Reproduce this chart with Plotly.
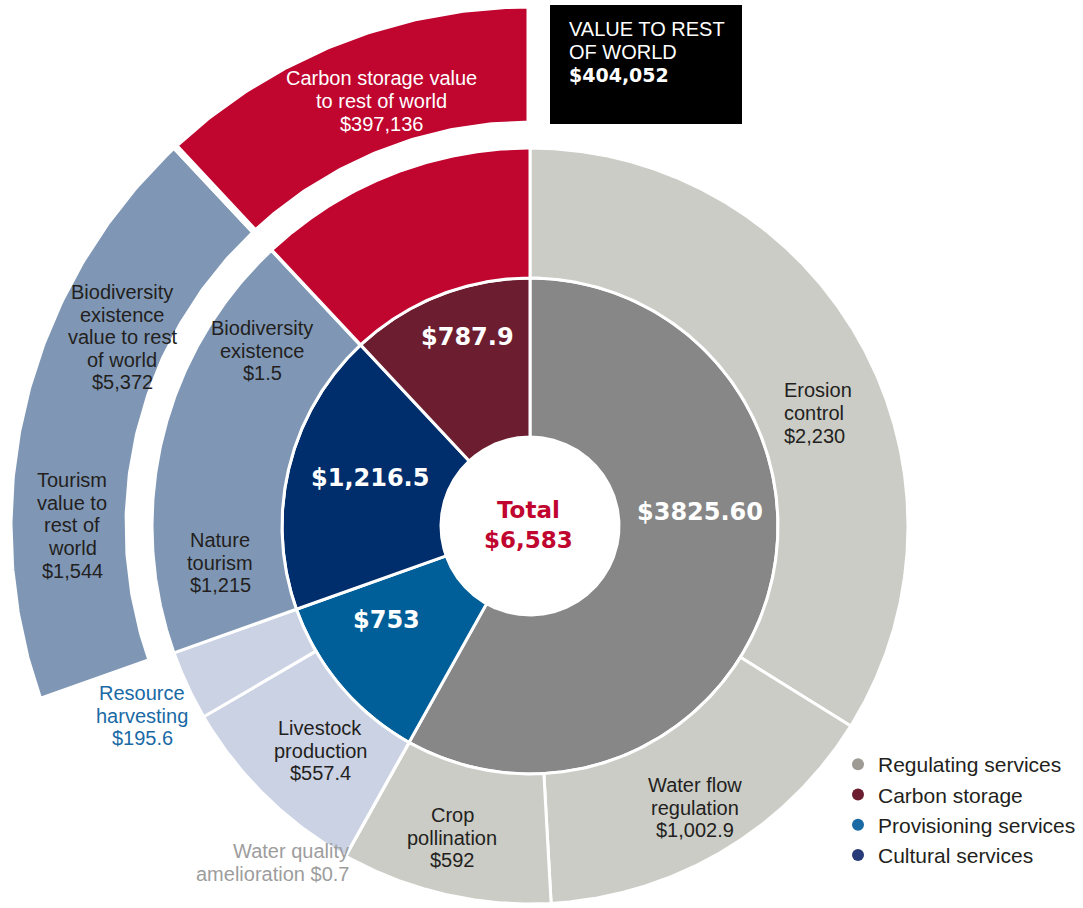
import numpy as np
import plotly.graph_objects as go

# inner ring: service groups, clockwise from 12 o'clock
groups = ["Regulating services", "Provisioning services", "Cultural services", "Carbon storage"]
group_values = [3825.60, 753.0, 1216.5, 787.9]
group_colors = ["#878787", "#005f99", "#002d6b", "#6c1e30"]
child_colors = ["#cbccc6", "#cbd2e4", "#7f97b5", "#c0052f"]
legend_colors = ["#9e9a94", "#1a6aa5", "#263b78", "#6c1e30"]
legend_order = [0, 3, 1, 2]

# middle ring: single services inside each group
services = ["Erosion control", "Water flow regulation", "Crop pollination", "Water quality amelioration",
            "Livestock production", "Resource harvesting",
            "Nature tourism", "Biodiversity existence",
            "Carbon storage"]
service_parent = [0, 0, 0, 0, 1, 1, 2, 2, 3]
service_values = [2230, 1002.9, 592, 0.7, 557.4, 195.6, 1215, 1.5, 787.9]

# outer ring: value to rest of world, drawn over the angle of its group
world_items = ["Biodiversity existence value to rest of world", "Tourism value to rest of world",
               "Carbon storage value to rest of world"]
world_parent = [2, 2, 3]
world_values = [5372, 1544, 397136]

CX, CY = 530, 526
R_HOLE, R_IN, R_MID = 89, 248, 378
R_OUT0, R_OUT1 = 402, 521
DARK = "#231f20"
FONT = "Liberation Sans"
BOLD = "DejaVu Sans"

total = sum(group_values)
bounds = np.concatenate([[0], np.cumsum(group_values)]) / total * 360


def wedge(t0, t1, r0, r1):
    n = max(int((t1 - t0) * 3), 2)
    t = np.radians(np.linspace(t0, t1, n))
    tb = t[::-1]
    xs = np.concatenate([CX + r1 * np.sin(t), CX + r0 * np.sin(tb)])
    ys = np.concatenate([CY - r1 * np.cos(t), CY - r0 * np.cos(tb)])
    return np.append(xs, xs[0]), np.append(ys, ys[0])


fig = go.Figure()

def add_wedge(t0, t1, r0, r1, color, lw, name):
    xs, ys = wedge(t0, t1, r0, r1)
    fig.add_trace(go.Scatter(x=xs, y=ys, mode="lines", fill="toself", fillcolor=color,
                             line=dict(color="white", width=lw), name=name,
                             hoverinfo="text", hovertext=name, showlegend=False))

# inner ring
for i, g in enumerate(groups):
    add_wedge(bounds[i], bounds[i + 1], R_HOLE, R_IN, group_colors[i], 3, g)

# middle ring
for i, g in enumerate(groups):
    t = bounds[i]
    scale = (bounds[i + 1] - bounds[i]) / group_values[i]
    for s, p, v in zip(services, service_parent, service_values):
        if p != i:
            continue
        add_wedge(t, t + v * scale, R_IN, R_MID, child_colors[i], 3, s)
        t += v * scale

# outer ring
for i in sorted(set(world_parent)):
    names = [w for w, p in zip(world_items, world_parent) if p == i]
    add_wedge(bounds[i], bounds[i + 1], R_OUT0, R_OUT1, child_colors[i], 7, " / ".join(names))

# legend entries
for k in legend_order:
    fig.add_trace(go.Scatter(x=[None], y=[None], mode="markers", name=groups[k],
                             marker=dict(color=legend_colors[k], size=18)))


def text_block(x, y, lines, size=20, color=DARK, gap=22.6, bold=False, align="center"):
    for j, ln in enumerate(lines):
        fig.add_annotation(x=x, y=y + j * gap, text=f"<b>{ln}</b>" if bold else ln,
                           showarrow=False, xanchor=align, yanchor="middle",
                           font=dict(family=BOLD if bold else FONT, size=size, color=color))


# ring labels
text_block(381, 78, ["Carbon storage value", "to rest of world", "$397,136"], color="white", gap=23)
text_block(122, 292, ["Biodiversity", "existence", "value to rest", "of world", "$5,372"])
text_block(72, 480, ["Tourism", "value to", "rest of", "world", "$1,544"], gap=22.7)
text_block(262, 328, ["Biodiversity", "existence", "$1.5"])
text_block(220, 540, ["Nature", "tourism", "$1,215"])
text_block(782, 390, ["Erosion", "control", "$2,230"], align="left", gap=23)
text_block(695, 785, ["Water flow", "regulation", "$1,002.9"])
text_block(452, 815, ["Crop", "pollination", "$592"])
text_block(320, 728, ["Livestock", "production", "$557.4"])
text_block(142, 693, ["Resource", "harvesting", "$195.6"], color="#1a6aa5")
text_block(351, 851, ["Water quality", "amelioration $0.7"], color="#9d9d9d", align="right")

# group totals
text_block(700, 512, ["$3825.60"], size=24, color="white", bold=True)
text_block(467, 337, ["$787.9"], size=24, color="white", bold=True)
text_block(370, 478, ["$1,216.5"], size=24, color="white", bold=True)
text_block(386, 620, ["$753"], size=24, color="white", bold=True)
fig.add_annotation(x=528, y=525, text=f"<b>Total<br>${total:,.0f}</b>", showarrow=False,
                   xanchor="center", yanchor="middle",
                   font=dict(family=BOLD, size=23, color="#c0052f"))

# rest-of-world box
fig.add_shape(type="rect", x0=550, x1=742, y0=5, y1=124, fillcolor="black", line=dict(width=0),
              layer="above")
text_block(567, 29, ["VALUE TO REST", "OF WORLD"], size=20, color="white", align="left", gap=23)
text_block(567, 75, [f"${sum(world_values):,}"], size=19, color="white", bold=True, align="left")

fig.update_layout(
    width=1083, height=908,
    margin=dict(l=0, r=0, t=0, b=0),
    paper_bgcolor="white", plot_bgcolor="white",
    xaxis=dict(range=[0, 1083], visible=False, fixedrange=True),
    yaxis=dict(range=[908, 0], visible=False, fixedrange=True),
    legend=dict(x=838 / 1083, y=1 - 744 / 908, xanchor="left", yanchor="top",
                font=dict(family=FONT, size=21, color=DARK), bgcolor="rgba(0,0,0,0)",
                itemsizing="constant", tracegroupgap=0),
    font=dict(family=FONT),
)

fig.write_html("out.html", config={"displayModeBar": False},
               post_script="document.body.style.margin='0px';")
☆ ☆ ☆
__GIVEN TASK__
From the first line of the material down to the line containing "bounds = np.concatenate([[0], np.cumsum(group_values)])", inclusive, return each line exactly, skipping any picture.

__RESULT FOR THIS EXERCISE__
Reproduce this chart with Plotly.
import numpy as np
import plotly.graph_objects as go

# inner ring: service groups, clockwise from 12 o'clock
groups = ["Regulating services", "Provisioning services", "Cultural services", "Carbon storage"]
group_values = [3825.60, 753.0, 1216.5, 787.9]
group_colors = ["#878787", "#005f99", "#002d6b", "#6c1e30"]
child_colors = ["#cbccc6", "#cbd2e4", "#7f97b5", "#c0052f"]
legend_colors = ["#9e9a94", "#1a6aa5", "#263b78", "#6c1e30"]
legend_order = [0, 3, 1, 2]

# middle ring: single services inside each group
services = ["Erosion control", "Water flow regulation", "Crop pollination", "Water quality amelioration",
            "Livestock production", "Resource harvesting",
            "Nature tourism", "Biodiversity existence",
            "Carbon storage"]
service_parent = [0, 0, 0, 0, 1, 1, 2, 2, 3]
service_values = [2230, 1002.9, 592, 0.7, 557.4, 195.6, 1215, 1.5, 787.9]

# outer ring: value to rest of world, drawn over the angle of its group
world_items = ["Biodiversity existence value to rest of world", "Tourism value to rest of world",
               "Carbon storage value to rest of world"]
world_parent = [2, 2, 3]
world_values = [5372, 1544, 397136]

CX, CY = 530, 526
R_HOLE, R_IN, R_MID = 89, 248, 378
R_OUT0, R_OUT1 = 402, 521
DARK = "#231f20"
FONT = "Liberation Sans"
BOLD = "DejaVu Sans"

total = sum(group_values)
bounds = np.concatenate([[0], np.cumsum(group_values)]) / total * 360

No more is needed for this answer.